Monetary policy

The art of monetary policy

The Fed concluded the two-day policy meeting yesterday. It is a challenge meeting for the Fed for two reasons. A) decision to start tapering asset purchases while the the course of COVID remains uncertain; B) controversial views on the nature of elevated inflation in the US and around the world, and narratives by bond players who strongly argue a rate hike needs to be as soon as imminent.

Well, the Fed did an excellent job. Conducting monetary policies is not only a skill, it is an art, especially this time. Remember under the last tapering under Bernanke the market responded by a deep sale off. Yesterday the market was up, making all three US major stock index record highs.

The FOMC holds firmly its view on inflation by emphasizing the T-Word. “Inflation is elevated, largely reflecting factors that are expected to be transitory.” The Fed thought sizeable price increases are contributed by supply and demand imbalances related to the pandemic and the reopening of the economy.

Second, in tapering the asset purchase, the Fed decided a 15 billion dollar reduction per month for November and December, but will leave flexibility on the pace of purchases and is prepared to adjust it based on economic outlook. It shows that the Fed is cautious in tapering and exhibits a true data dependent approach.

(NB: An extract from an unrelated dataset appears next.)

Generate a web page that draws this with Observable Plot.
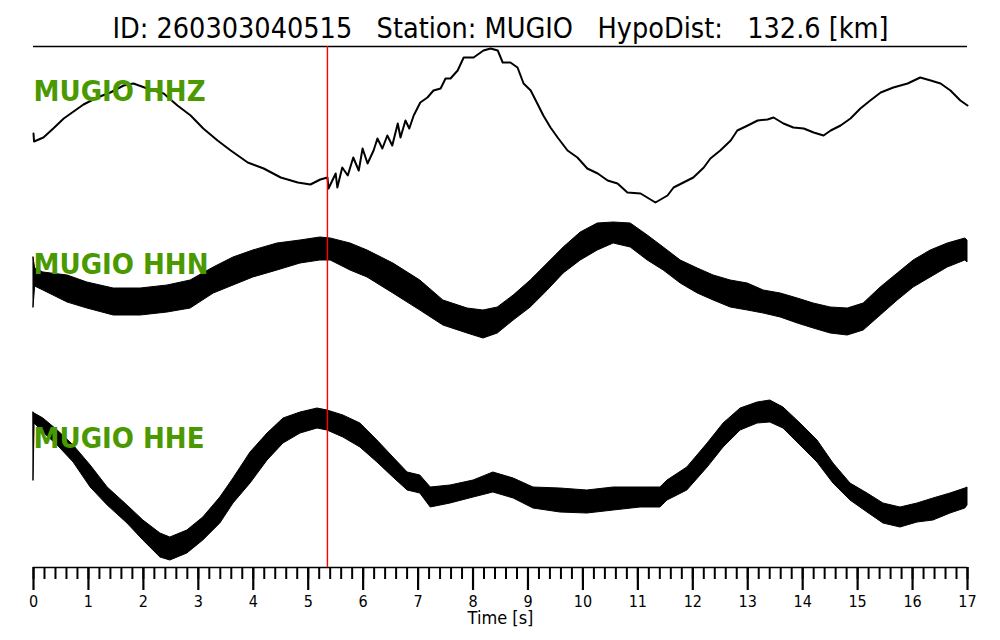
<!DOCTYPE html>
<html>
<head>
<meta charset="utf-8">
<script src="https://cdn.jsdelivr.net/npm/d3@7"></script>
<script src="https://cdn.jsdelivr.net/npm/@observablehq/plot@0.6"></script>
<style>
  html, body { margin: 0; padding: 0; background: #fff; }
  svg text { white-space: pre; }
</style>
</head>
<body>
<div id="chart"></div>
<script>
// ---- texts ----
const titleText = "ID: 260303040515   Station: MUGIO   HypoDist:   132.6 [km]";
const xLabel = "Time [s]";
const channels = ["MUGIO HHZ", "MUGIO HHN", "MUGIO HHE"];
const majorTicks = [0,1,2,3,4,5,6,7,8,9,10,11,12,13,14,15,16,17];
const pickTime = [5.35];

// ---- HHZ trace: [time s, amplitude (arbitrary units)] ----
const hhz = [
  [0,0],[0.01,-8],[0.18,-4],[0.36,5],[0.55,15],[0.73,22],[0.91,29],[1.16,36],[1.40,41],[1.64,48],
  [1.82,50],[2.07,45],[2.37,40],[2.62,28],[2.86,18],[3.09,5],[3.35,-7],[3.59,-17],[3.90,-29],[4.19,-35],
  [4.50,-44],[4.81,-49],[5.04,-51],[5.22,-46],[5.35,-44],[5.37,-55],[5.50,-40],[5.53,-54],[5.62,-34],[5.72,-42],
  [5.82,-24],[5.92,-37],[5.99,-15],[6.08,-30],[6.19,-17],[6.26,-5],[6.35,-15],[6.44,-2],[6.53,-12],[6.63,10],
  [6.68,-4],[6.77,13],[6.84,5],[6.92,18],[7.04,31],[7.17,36],[7.28,43],[7.41,45],[7.50,55],[7.59,55],
  [7.72,63],[7.83,76],[8.01,76],[8.19,83],[8.32,85],[8.45,83],[8.54,71],[8.68,71],[8.81,66],[8.92,50],
  [9.05,43],[9.17,30],[9.28,18],[9.41,6],[9.54,-4],[9.72,-17],[9.90,-24],[10.08,-35],[10.27,-40],[10.45,-47],
  [10.63,-50],[10.81,-59],[11.05,-60],[11.32,-69],[11.54,-62],[11.65,-54],[11.83,-49],[12.01,-44],[12.20,-34],[12.32,-25],
  [12.50,-17],[12.69,-7],[12.81,3],[13.00,8],[13.18,13],[13.36,14],[13.47,16],[13.65,10],[13.83,6],[14.02,5],
  [14.20,1],[14.38,-2],[14.51,3],[14.69,8],[14.87,15],[15.05,25],[15.23,33],[15.42,41],[15.65,46],[15.91,50],
  [16.14,56],[16.33,53],[16.51,50],[16.69,43],[16.87,33],[17.00,28]
];

// ---- HHN trace envelope: [time s, upper, lower] ----
const hhn = [
  [0,49,-1],[0.03,38,20],[0.18,34,16],[0.62,31,4],[0.98,24,-2],[1.46,18,-9],[1.95,18,-9],[2.44,21,-6],
  [2.86,26,-2],[3.28,39,13],[3.64,49,21],[4.00,56,29],[4.44,63,36],[4.86,66,43],[5.22,69,46],[5.41,68,46],
  [5.77,63,36],[6.08,56,29],[6.55,43,13],[7.04,26,-4],[7.46,6,-19],[7.90,-2,-27],[8.19,-4,-32],[8.45,-1,-27],
  [8.74,11,-14],[9.05,26,-1],[9.36,43,16],[9.65,59,33],[9.96,74,46],[10.27,83,56],[10.56,84,63],[10.87,83,59],
  [11.18,71,46],[11.47,59,36],[11.78,46,23],[12.09,38,13],[12.38,31,6],[12.69,26,-1],[13.00,23,-4],[13.29,16,-7],
  [13.60,13,-11],[13.91,8,-17],[14.20,3,-22],[14.51,-1,-27],[14.82,-2,-29],[15.11,3,-24],[15.42,19,-9],[15.73,33,6],
  [16.02,46,19],[16.33,56,29],[16.64,63,39],[16.96,68,46],[17.00,66,44]
];

// ---- HHE trace envelope: [time s, upper, lower] ----
const hhe = [
  [0,68,0],[0.02,67,57],[0.18,62,48],[0.44,50,35],[0.73,35,18],[1.04,15,-7],[1.35,-7,-25],[1.71,-25,-43],
  [2.00,-40,-60],[2.31,-53,-77],[2.49,-57,-80],[2.80,-50,-73],[3.09,-37,-60],[3.40,-17,-43],[3.64,2,-23],[3.95,28,-3],
  [4.26,47,20],[4.55,62,37],[4.86,68,47],[5.17,72,52],[5.35,70,50],[5.64,65,43],[5.95,57,33],[6.26,40,18],
  [6.55,23,3],[6.81,8,-10],[7.04,5,-13],[7.23,-7,-27],[7.59,-5,-23],[8.01,0,-17],[8.37,8,-12],[8.74,2,-18],
  [9.10,-7,-28],[9.59,-8,-32],[10.08,-10,-33],[10.56,-7,-30],[11.05,-7,-27],[11.41,-7,-27],[11.54,0,-20],[11.90,13,-10],
  [12.27,37,13],[12.56,57,33],[12.87,72,50],[13.18,78,57],[13.41,80,58],[13.65,73,52],[13.96,57,35],[14.27,40,18],
  [14.56,17,-3],[14.87,-3,-20],[15.18,-13,-32],[15.47,-23,-43],[15.78,-27,-47],[16.09,-23,-42],[16.38,-18,-40],
  [16.69,-13,-33],[16.96,-8,-28],[17.00,-7,-25]
];

// ---- layout constants ----
const yDomain = [-261, 260];
const offsets = [173, 0, -174];       // vertical offset of each channel
const labelLift = 42;
const minorTicks = d3.range(0, 17.0001, 0.2).map(v => +v.toFixed(1));
const green = "#4b9900";
const font = "'DejaVu Sans Condensed', 'DejaVu Sans', sans-serif";

const labelData = channels.map((name, i) => ({name, y: offsets[i] + labelLift}));

const chart = Plot.plot({
  width: 1000,
  height: 640,
  marginLeft: 33,
  marginRight: 33,
  marginTop: 46,
  marginBottom: 73,
  style: {fontFamily: font, background: "#fff", color: "#000"},
  x: {domain: [0, 17]},
  y: {domain: yDomain, axis: null},
  marks: [
    Plot.ruleY([yDomain[1]], {stroke: "#000", strokeWidth: 1.5}),
    Plot.ruleY([yDomain[0]], {stroke: "#000", strokeWidth: 1.5}),
    Plot.lineY(hhz, {x: d => d[0], y: d => d[1] + offsets[0], stroke: "#000", strokeWidth: 2, curve: "linear"}),
    Plot.areaY(hhn, {x: d => d[0], y1: d => d[2] + offsets[1], y2: d => d[1] + offsets[1], fill: "#000", stroke: "#000", strokeWidth: 1, curve: "linear"}),
    Plot.areaY(hhe, {x: d => d[0], y1: d => d[2] + offsets[2], y2: d => d[1] + offsets[2], fill: "#000", stroke: "#000", strokeWidth: 1, curve: "linear"}),
    Plot.ruleX(pickTime, {stroke: "#ff0000", strokeWidth: 1.4}),
    Plot.text(labelData, {x: 0, y: "y", text: "name", textAnchor: "start", lineAnchor: "middle", fill: green, fontSize: 29, fontWeight: "bold"}),
    Plot.axisX({ticks: minorTicks, tickSize: 12, text: null, label: null, strokeWidth: 2}),
    Plot.axisX({ticks: majorTicks, tickSize: 23, tickPadding: 5, fontSize: 16, label: null, strokeWidth: 2.2, tickFormat: d => String(d)}),
    Plot.text([xLabel], {frameAnchor: "bottom", dy: 51, lineAnchor: "middle", fontSize: 18, fill: "#000"}),
    Plot.text([titleText], {frameAnchor: "top", dy: -18, lineAnchor: "middle", fontSize: 28.5, fill: "#000"})
  ]
});
document.getElementById("chart").appendChild(chart);
</script>
</body>
</html>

Third, chair Powell made clear once again at the press conference that rate hike is not necessarily imminent after the completion of tapering which is expected in middle of 2022. The decision of tapering “does not imply any direct signals regarding to our interest rate policy”. Rate hike will be based on a different set of criteria, in particular further improvement in labour market.

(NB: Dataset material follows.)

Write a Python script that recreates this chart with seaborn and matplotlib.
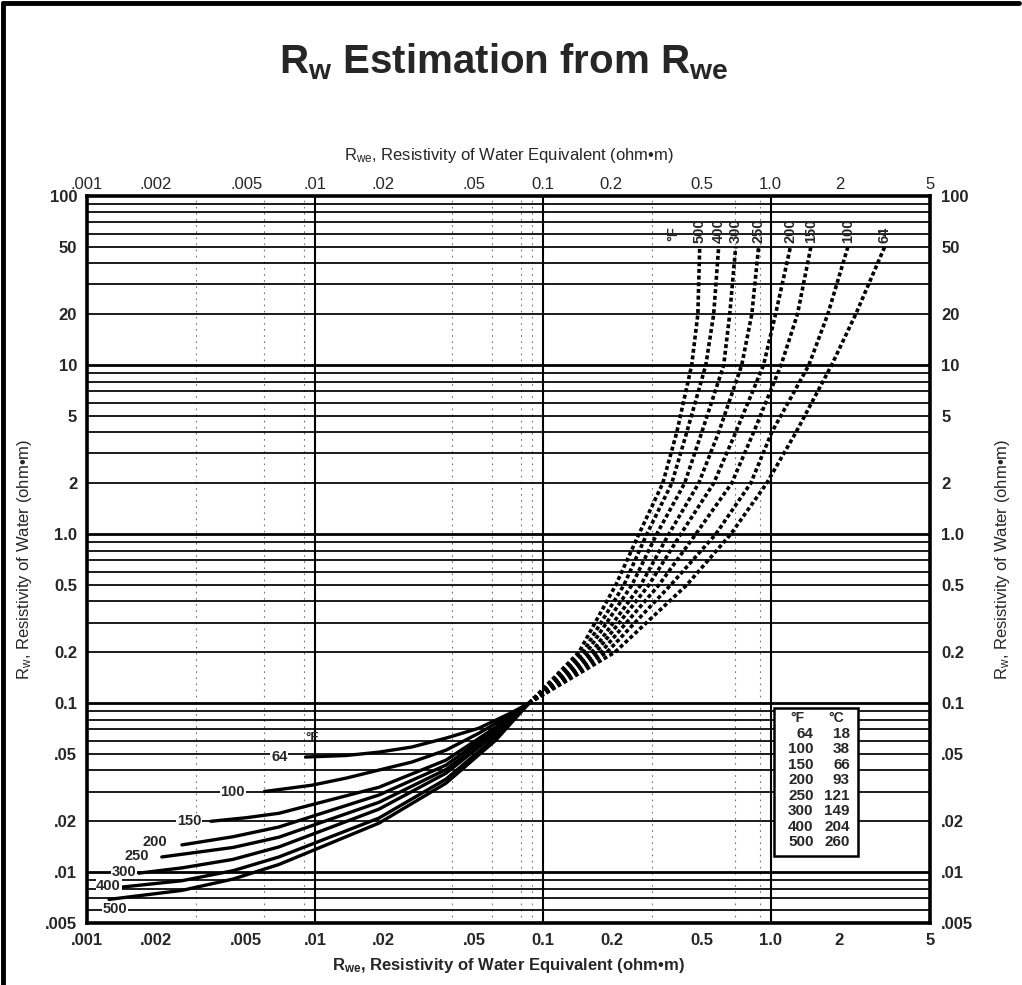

In summary, the inflation is high and will last a little long, but the inflation is largely due to supply-demand imbalance. The monetary policies “can not resolve that imbalance” therefore the Fed will not change its interest rate policy while it has room to improve employment. With that, the central bank remains to be a friend of the market. The biggest risk, in my view, is the course of COVID, if it changes suddenly, whether for good or for bad.